CEO Ron Verni noted that about three years ago, revenue from business processing outsourcing (a term he said he doesn’t like) was zero. It has now risen to 20 percent of the total with Sage Software revenue for the half ended March 31, just announced as $495.9 million.

It is that change that is reflected in the creation of new divisions of Sage, not the only reason for the move, but certainly a part of it as Sage gets its hands around the acquired operations that boosted revenue by 67 percent while organic growth was up only 4 or 5 percent.

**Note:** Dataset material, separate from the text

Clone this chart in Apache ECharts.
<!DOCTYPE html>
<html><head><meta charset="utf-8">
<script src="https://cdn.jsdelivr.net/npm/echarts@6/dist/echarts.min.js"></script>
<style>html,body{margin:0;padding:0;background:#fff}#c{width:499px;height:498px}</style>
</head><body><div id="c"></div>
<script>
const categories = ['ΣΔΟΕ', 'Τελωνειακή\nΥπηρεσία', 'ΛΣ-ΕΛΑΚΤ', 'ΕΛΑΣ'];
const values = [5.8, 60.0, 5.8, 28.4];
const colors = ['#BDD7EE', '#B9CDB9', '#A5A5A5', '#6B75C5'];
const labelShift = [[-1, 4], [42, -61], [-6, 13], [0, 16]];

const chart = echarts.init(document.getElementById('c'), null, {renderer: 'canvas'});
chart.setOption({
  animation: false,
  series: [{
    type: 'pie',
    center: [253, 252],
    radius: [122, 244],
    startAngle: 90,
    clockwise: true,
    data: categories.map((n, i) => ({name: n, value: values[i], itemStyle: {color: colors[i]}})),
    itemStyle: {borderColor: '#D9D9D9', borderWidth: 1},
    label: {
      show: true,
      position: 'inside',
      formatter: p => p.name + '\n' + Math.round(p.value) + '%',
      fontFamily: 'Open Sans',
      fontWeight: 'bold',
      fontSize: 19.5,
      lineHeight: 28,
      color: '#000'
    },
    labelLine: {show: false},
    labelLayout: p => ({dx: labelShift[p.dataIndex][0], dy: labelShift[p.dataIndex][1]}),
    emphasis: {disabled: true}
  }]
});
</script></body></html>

Accounting software, the MAS line and low-end products such as Peachtree, along with CRM products, are now under Nina Smith who is heading the new Business Management Division. Doug Meyer, who led the Peachtree operations for years, moves over to command the new Industry & Specialized Solutions Division, who has construction, fixed asset, payroll, nonprofit and HR applications. Two acquired groups are also part of new divisions. The Verus Financial Management operation is now the Payment Processing Division while Emdeon Practice Solutions has been made into the Healthcare Division. Another important shift was the EVP Jim Foster has become the company’s first chief technology officer to bring executive-level attention to give Sage a technology direction.

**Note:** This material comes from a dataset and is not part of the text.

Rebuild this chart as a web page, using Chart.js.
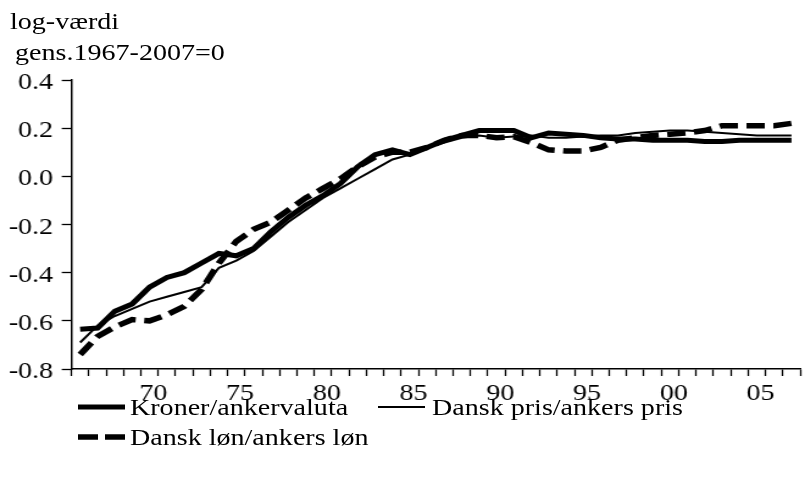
<!DOCTYPE html>
<html>
<head>
<meta charset="utf-8">
<script src="https://cdn.jsdelivr.net/npm/chart.js@4/dist/chart.umd.min.js"></script>
<style>
  html, body { margin: 0; padding: 0; background: #fff; }
  #wrap { position: relative; width: 805px; height: 477px; overflow: hidden; }
  .t { position: absolute; font-family: 'Liberation Serif', 'Times New Roman', serif; font-size: 23px; line-height: 23px;
       color: #000; white-space: nowrap; transform: scaleX(1.22); transform-origin: 0 0; }
  svg.s { position: absolute; left: 0; top: 0; }
</style>
</head>
<body>
<div id="wrap">
  <canvas id="c" width="660" height="477" style="position:absolute; left:0; top:0; width:805px; height:477px;"></canvas>
  <div class="t" style="left:10px; top:10px;">log-værdi</div>
  <div class="t" style="left:15px; top:41px;">gens.1967-2007=0</div>
  <svg class="s" width="805" height="477">
    <line x1="78" y1="407" x2="125" y2="407" stroke="#000" stroke-width="5"/>
    <line x1="378" y1="407" x2="425" y2="407" stroke="#000" stroke-width="2"/>
    <line x1="78" y1="437" x2="98" y2="437" stroke="#000" stroke-width="5.5"/>
    <line x1="105" y1="437" x2="125" y2="437" stroke="#000" stroke-width="5.5"/>
  </svg>
  <div class="t" style="left:130px; top:396px;">Kroner/ankervaluta</div>
  <div class="t" style="left:432px; top:396px;">Dansk pris/ankers pris</div>
  <div class="t" style="left:130px; top:426px;">Dansk løn/ankers løn</div>
</div>
<script>
// Years (annual observations, plotted at mid-year)
const years = [1965,1966,1967,1968,1969,1970,1971,1972,1973,1974,1975,1976,1977,1978,1979,1980,1981,1982,1983,1984,1985,1986,1987,1988,1989,1990,1991,1992,1993,1994,1995,1996,1997,1998,1999,2000,2001,2002,2003,2004,2005,2006];

const kroner = [-0.635,-0.63,-0.56,-0.53,-0.46,-0.42,-0.40,-0.36,-0.32,-0.33,-0.30,-0.23,-0.17,-0.12,-0.08,-0.03,0.04,0.09,0.11,0.09,0.12,0.15,0.17,0.19,0.19,0.19,0.16,0.18,0.175,0.17,0.16,0.155,0.155,0.15,0.15,0.15,0.145,0.145,0.15,0.15,0.15,0.15];

const danskPris = [-0.69,-0.62,-0.58,-0.55,-0.52,-0.50,-0.48,-0.46,-0.38,-0.35,-0.31,-0.25,-0.19,-0.14,-0.09,-0.05,-0.01,0.03,0.07,0.09,0.12,0.14,0.16,0.17,0.16,0.165,0.17,0.16,0.16,0.165,0.17,0.17,0.18,0.185,0.19,0.19,0.185,0.18,0.175,0.17,0.17,0.17];

const danskLon = [-0.74,-0.665,-0.625,-0.595,-0.60,-0.575,-0.54,-0.47,-0.36,-0.27,-0.22,-0.19,-0.14,-0.09,-0.05,-0.01,0.04,0.08,0.10,0.10,0.12,0.15,0.17,0.17,0.16,0.165,0.14,0.11,0.105,0.105,0.12,0.15,0.16,0.17,0.175,0.18,0.19,0.21,0.21,0.21,0.21,0.22];

const xTickYears = [1970,1975,1980,1985,1990,1995,2000,2005];
const yTicks = [-0.8,-0.6,-0.4,-0.2,0.0,0.2,0.4];

const seriesNames = ['Kroner/ankervaluta','Dansk pris/ankers pris','Dansk løn/ankers løn'];

function pts(vals) { return vals.map((v, i) => ({ x: years[i] + 0.5, y: v })); }

const FONT = { family: "'Liberation Serif', 'Times New Roman', serif", size: 23 };

new Chart(document.getElementById('c'), {
  type: 'line',
  data: {
    datasets: [
      { label: seriesNames[0], data: pts(kroner), borderColor: '#000', borderWidth: 5, pointRadius: 0, tension: 0, fill: false },
      { label: seriesNames[1], data: pts(danskPris), borderColor: '#000', borderWidth: 2, pointRadius: 0, tension: 0, fill: false },
      { label: seriesNames[2], data: pts(danskLon), borderColor: '#000', borderWidth: 5.5, borderDash: [15, 7], pointRadius: 0, tension: 0, fill: false }
    ]
  },
  options: {
    responsive: false,
    devicePixelRatio: 1,
    animation: false,
    layout: { padding: { top: 80, bottom: 68, left: 0, right: 0 } },
    plugins: { legend: { display: false }, tooltip: { enabled: false } },
    scales: {
      x: {
        type: 'linear',
        min: 1965, max: 2007,
        afterFit: s => { s.height = 40; },
        afterBuildTicks: s => { const t = []; for (let y = 1965; y <= 2007; y++) t.push({ value: y }); s.ticks = t; },
        ticks: {
          autoSkip: false, maxRotation: 0, color: '#000', font: FONT, padding: 4, labelOffset: -4,
          callback: v => xTickYears.includes(v) ? String(v % 100).padStart(2, '0') : ''
        },
        grid: { drawOnChartArea: false, drawTicks: true, tickLength: 7, color: '#000', tickWidth: 1.3 },
        border: { display: true, color: '#000', width: 1.5 }
      },
      y: {
        min: -0.8, max: 0.4,
        afterFit: s => { s.width = 58.6; },
        afterBuildTicks: s => { s.ticks = yTicks.map(v => ({ value: v })); },
        ticks: { color: '#000', font: FONT, padding: 7, labelOffset: 3, callback: v => Number(v).toFixed(1) },
        grid: { drawOnChartArea: false, drawTicks: true, tickLength: 8, color: '#000', tickWidth: 1.3 },
        border: { display: true, color: '#000', width: 1.5 }
      }
    }
  }
});
</script>
</body>
</html>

These will not be isolated. Sage will ramp up efforts to get its resellers to recruit payment processing customers and it’s hard not to view the healthcare business, underautomated in many ways, as a source of prospects.

Sage will be giving these units more decision-making power. Smith will not be replaced as in her previous job as chief marketing officer. Instead, marketing and other activities will move into the divisions, as the company abandoned its shared services model.

Change will continue. Transaction-based revenue will be an increasingly part of the Sage mix. And so will interest on funds that Sage holds for customers, such as payroll. To judge how this works, examine the financial reports of Paychex, which got about 8 percent of its February quarter from interest on funds held for clients.

Combine payroll, payment processing, and banking and you get what I call integrated funds flow management, a term that both Sage and Intuit seem to like.

Whatever it is, it beats BPO. Whatever it is, it’s a major change.